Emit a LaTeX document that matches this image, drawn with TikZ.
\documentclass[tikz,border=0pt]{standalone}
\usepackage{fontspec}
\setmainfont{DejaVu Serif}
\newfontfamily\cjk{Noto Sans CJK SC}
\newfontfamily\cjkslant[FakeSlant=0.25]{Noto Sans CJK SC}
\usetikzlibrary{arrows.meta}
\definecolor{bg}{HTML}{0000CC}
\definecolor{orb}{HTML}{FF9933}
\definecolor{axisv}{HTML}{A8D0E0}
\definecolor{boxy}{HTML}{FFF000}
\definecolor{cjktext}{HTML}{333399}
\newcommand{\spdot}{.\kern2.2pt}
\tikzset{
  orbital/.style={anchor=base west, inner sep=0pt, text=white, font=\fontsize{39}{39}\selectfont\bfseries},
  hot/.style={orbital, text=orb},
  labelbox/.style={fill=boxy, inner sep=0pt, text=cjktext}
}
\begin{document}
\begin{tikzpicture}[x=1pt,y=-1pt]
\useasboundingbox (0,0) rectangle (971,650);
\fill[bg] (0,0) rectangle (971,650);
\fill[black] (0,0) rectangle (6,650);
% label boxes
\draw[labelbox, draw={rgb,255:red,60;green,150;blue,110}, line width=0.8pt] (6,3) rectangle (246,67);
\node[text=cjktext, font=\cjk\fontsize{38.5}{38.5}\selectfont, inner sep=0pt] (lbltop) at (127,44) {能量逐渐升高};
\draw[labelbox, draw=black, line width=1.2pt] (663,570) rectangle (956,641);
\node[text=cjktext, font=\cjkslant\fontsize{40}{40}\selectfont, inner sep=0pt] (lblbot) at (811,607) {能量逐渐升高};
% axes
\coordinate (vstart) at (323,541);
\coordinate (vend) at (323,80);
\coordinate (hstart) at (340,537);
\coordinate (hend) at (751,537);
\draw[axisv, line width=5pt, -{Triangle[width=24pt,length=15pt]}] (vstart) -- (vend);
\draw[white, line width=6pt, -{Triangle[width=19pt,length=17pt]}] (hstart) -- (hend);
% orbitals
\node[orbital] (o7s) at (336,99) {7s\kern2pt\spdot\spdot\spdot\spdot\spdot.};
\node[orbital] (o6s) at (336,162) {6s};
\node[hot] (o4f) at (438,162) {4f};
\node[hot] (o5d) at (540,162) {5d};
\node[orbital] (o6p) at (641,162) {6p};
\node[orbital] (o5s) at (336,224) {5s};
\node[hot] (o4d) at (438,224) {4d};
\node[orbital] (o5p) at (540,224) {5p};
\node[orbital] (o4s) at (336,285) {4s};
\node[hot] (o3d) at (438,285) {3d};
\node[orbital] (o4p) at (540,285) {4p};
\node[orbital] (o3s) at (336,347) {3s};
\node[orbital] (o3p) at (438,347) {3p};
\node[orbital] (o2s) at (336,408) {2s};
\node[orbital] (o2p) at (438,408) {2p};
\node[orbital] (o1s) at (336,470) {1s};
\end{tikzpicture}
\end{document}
###
= Objective =
Return the listing above in full, character for character.

= Correct answer =
Emit a LaTeX document that matches this image, drawn with TikZ.
\documentclass[tikz,border=0pt]{standalone}
\usepackage{fontspec}
\setmainfont{DejaVu Serif}
\newfontfamily\cjk{Noto Sans CJK SC}
\newfontfamily\cjkslant[FakeSlant=0.25]{Noto Sans CJK SC}
\usetikzlibrary{arrows.meta}
\definecolor{bg}{HTML}{0000CC}
\definecolor{orb}{HTML}{FF9933}
\definecolor{axisv}{HTML}{A8D0E0}
\definecolor{boxy}{HTML}{FFF000}
\definecolor{cjktext}{HTML}{333399}
\newcommand{\spdot}{.\kern2.2pt}
\tikzset{
  orbital/.style={anchor=base west, inner sep=0pt, text=white, font=\fontsize{39}{39}\selectfont\bfseries},
  hot/.style={orbital, text=orb},
  labelbox/.style={fill=boxy, inner sep=0pt, text=cjktext}
}
\begin{document}
\begin{tikzpicture}[x=1pt,y=-1pt]
\useasboundingbox (0,0) rectangle (971,650);
\fill[bg] (0,0) rectangle (971,650);
\fill[black] (0,0) rectangle (6,650);
% label boxes
\draw[labelbox, draw={rgb,255:red,60;green,150;blue,110}, line width=0.8pt] (6,3) rectangle (246,67);
\node[text=cjktext, font=\cjk\fontsize{38.5}{38.5}\selectfont, inner sep=0pt] (lbltop) at (127,44) {能量逐渐升高};
\draw[labelbox, draw=black, line width=1.2pt] (663,570) rectangle (956,641);
\node[text=cjktext, font=\cjkslant\fontsize{40}{40}\selectfont, inner sep=0pt] (lblbot) at (811,607) {能量逐渐升高};
% axes
\coordinate (vstart) at (323,541);
\coordinate (vend) at (323,80);
\coordinate (hstart) at (340,537);
\coordinate (hend) at (751,537);
\draw[axisv, line width=5pt, -{Triangle[width=24pt,length=15pt]}] (vstart) -- (vend);
\draw[white, line width=6pt, -{Triangle[width=19pt,length=17pt]}] (hstart) -- (hend);
% orbitals
\node[orbital] (o7s) at (336,99) {7s\kern2pt\spdot\spdot\spdot\spdot\spdot.};
\node[orbital] (o6s) at (336,162) {6s};
\node[hot] (o4f) at (438,162) {4f};
\node[hot] (o5d) at (540,162) {5d};
\node[orbital] (o6p) at (641,162) {6p};
\node[orbital] (o5s) at (336,224) {5s};
\node[hot] (o4d) at (438,224) {4d};
\node[orbital] (o5p) at (540,224) {5p};
\node[orbital] (o4s) at (336,285) {4s};
\node[hot] (o3d) at (438,285) {3d};
\node[orbital] (o4p) at (540,285) {4p};
\node[orbital] (o3s) at (336,347) {3s};
\node[orbital] (o3p) at (438,347) {3p};
\node[orbital] (o2s) at (336,408) {2s};
\node[orbital] (o2p) at (438,408) {2p};
\node[orbital] (o1s) at (336,470) {1s};
\end{tikzpicture}
\end{document}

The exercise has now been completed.